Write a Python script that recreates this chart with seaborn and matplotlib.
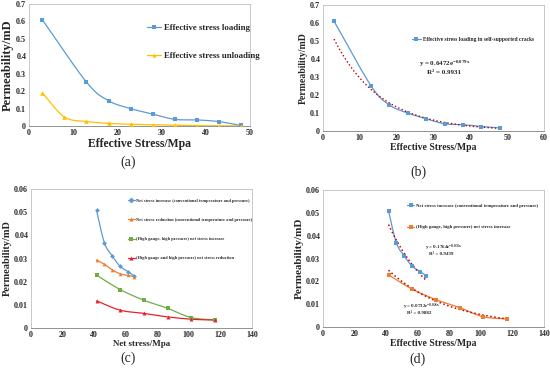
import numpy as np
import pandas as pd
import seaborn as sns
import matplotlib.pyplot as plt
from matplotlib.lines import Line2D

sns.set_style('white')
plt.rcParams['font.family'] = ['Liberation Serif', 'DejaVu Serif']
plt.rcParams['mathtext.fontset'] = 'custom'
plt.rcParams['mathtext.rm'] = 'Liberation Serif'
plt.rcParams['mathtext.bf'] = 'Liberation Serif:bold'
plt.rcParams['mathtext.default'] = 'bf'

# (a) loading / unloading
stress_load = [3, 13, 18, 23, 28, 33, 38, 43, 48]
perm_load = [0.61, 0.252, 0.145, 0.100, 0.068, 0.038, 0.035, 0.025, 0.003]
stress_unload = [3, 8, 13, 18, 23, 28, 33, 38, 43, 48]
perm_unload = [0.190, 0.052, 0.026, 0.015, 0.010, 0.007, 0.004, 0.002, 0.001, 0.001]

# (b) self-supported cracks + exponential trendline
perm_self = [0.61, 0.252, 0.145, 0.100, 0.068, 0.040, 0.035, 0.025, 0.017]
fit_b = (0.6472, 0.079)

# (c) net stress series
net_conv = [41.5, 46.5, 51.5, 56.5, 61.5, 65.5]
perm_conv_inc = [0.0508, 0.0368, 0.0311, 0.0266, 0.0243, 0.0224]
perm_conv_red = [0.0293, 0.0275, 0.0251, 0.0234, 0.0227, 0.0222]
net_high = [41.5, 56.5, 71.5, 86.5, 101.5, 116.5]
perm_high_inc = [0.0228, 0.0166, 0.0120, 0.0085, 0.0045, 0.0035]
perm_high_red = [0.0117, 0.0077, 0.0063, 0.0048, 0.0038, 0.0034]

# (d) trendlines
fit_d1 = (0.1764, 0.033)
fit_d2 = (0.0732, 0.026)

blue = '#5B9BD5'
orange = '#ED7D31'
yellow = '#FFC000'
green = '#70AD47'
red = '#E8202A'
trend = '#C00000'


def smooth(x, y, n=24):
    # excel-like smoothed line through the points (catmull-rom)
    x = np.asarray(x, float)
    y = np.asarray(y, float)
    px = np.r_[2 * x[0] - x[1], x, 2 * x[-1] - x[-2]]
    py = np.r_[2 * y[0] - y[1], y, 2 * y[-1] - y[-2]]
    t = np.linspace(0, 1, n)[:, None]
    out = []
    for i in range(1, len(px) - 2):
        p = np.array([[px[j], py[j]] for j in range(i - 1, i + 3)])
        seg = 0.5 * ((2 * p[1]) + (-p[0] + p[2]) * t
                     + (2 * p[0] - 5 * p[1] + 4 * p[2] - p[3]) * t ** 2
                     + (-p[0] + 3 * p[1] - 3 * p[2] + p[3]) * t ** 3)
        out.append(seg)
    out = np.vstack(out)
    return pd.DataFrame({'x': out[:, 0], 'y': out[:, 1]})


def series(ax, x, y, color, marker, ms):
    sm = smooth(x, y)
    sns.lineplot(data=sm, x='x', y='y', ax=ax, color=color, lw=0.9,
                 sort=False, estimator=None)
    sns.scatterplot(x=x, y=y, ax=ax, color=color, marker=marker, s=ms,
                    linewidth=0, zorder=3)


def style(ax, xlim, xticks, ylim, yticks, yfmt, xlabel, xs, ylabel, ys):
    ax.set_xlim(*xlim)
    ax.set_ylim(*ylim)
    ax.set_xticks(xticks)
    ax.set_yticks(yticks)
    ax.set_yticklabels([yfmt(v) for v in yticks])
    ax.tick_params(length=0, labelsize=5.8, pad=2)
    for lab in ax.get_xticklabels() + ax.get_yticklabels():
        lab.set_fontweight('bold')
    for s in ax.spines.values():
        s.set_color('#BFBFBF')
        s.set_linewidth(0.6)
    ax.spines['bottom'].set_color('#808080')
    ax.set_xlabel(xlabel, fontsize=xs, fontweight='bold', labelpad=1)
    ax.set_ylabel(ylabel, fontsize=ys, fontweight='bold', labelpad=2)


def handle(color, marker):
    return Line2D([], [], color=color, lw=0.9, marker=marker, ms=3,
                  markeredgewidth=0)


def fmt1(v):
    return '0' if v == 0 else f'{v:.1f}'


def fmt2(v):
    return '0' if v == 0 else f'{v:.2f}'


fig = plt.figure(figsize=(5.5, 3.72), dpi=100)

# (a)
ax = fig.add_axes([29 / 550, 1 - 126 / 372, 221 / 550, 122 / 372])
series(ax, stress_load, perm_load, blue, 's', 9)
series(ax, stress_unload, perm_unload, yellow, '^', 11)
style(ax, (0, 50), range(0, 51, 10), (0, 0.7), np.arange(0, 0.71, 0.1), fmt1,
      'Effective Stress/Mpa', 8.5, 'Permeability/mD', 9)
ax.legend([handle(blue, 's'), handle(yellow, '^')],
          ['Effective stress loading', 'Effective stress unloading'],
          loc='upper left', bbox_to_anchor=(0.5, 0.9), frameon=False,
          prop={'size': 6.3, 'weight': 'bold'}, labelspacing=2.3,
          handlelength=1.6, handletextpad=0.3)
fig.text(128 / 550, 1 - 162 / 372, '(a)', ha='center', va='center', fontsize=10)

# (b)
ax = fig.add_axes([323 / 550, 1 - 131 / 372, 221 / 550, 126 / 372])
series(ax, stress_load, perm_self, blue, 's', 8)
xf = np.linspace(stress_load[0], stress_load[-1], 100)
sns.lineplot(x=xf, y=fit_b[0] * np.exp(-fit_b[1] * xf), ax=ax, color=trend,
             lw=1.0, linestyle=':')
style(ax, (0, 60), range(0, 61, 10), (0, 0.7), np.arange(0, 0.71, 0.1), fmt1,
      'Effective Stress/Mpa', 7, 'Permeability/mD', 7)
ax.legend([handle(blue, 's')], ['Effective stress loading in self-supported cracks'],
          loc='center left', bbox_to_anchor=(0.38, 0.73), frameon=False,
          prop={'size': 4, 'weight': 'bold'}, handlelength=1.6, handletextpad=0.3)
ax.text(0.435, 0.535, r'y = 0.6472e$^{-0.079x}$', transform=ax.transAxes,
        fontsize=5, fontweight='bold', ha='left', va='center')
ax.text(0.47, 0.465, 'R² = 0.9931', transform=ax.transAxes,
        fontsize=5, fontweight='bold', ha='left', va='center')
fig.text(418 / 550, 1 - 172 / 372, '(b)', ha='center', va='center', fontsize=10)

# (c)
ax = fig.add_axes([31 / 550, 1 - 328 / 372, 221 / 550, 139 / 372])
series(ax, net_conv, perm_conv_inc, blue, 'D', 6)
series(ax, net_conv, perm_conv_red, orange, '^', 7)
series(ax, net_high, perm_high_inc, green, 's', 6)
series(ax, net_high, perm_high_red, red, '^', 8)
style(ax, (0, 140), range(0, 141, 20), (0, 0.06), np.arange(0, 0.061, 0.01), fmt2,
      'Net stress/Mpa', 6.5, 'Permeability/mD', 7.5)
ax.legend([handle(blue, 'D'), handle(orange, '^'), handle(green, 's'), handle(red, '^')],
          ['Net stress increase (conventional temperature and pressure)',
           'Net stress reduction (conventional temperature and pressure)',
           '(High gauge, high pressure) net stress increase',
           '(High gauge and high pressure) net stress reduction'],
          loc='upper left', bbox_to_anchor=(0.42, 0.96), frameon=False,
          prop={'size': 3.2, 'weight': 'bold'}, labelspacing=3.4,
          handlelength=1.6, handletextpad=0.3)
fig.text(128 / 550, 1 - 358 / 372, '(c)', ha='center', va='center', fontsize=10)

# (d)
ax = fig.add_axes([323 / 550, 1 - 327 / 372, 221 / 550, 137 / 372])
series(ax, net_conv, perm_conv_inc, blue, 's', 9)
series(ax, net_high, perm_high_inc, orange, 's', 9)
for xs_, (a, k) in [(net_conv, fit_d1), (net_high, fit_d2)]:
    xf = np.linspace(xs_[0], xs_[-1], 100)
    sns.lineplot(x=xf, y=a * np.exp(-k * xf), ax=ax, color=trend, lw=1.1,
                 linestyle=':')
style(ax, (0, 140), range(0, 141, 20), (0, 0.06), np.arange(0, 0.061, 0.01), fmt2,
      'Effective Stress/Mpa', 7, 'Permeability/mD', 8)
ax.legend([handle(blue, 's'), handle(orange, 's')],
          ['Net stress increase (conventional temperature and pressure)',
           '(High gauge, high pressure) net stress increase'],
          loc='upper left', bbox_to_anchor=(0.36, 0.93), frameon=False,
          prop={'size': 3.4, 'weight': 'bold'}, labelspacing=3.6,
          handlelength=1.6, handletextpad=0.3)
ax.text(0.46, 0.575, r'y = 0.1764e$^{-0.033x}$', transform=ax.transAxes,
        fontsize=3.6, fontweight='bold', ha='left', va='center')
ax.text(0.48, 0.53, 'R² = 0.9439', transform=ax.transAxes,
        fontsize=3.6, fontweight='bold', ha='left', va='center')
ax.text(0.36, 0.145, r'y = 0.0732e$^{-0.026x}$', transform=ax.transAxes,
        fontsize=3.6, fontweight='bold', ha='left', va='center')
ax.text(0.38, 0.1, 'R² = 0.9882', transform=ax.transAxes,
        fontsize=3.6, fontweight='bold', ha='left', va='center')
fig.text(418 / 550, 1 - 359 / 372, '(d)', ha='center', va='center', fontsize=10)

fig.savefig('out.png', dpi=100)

* * *

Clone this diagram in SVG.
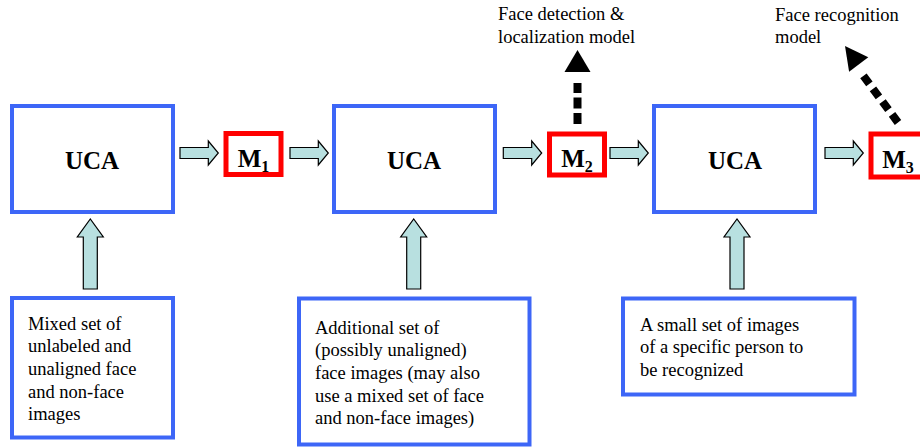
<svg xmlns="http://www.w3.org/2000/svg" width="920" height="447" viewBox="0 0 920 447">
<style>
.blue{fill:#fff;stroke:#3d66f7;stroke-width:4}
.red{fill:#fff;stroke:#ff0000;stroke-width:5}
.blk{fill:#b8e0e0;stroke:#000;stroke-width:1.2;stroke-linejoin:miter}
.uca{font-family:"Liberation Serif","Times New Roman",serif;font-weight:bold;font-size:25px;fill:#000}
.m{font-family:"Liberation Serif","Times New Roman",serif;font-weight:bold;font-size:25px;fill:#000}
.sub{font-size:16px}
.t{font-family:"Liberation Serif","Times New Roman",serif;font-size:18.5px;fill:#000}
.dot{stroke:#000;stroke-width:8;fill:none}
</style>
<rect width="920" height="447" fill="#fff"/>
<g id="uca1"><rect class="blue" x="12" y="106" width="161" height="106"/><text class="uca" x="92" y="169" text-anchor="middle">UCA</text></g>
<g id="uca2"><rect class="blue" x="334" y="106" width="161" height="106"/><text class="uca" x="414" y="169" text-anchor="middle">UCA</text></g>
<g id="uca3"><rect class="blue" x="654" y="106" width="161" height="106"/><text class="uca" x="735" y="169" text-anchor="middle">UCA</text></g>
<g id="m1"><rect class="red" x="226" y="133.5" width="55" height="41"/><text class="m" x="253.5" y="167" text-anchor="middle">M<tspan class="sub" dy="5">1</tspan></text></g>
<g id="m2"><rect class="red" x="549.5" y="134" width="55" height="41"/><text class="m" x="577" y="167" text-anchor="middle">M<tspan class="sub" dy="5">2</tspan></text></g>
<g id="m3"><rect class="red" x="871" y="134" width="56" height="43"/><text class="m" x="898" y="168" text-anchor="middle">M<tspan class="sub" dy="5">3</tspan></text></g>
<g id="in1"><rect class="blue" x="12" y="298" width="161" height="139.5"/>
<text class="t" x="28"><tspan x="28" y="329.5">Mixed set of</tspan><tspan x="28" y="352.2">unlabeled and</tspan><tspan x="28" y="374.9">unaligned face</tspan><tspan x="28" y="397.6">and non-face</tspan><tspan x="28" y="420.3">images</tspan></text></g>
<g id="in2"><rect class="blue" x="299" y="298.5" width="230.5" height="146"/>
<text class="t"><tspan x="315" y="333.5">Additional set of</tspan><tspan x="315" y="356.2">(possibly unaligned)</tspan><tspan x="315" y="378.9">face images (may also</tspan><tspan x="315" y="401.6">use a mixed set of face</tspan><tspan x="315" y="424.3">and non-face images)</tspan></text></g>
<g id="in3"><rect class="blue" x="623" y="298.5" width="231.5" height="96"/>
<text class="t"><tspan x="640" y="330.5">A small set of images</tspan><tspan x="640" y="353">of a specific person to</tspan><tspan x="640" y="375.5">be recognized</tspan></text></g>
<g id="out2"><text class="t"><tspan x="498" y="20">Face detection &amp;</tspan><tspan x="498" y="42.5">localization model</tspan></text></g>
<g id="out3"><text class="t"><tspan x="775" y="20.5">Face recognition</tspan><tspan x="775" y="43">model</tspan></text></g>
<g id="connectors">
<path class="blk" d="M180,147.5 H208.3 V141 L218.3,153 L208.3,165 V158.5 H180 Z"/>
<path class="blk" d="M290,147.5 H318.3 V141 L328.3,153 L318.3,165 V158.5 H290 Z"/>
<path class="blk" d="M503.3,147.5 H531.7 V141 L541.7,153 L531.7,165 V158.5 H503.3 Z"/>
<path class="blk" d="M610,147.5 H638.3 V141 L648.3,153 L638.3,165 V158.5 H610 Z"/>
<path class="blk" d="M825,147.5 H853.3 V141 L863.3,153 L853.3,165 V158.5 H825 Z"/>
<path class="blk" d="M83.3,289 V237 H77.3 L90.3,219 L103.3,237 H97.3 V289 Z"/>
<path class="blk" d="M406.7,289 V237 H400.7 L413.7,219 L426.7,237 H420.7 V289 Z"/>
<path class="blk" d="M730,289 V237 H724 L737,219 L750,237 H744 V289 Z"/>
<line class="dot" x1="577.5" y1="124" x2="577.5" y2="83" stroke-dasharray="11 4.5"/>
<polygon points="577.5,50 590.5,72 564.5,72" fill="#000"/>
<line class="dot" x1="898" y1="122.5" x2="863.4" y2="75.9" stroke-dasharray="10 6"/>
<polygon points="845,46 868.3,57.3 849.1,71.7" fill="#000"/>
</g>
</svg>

Written instruction — From the records above, copy exactly the stretch from the line holding "Write a Python" through the line holding "from matplotlib.lines import Line2D", both ends included, without the pictures.

The completed task —
Write a Python script that recreates this chart with seaborn and matplotlib.
import numpy as np
import pandas as pd
import seaborn as sns
import matplotlib.pyplot as plt
from matplotlib.lines import Line2D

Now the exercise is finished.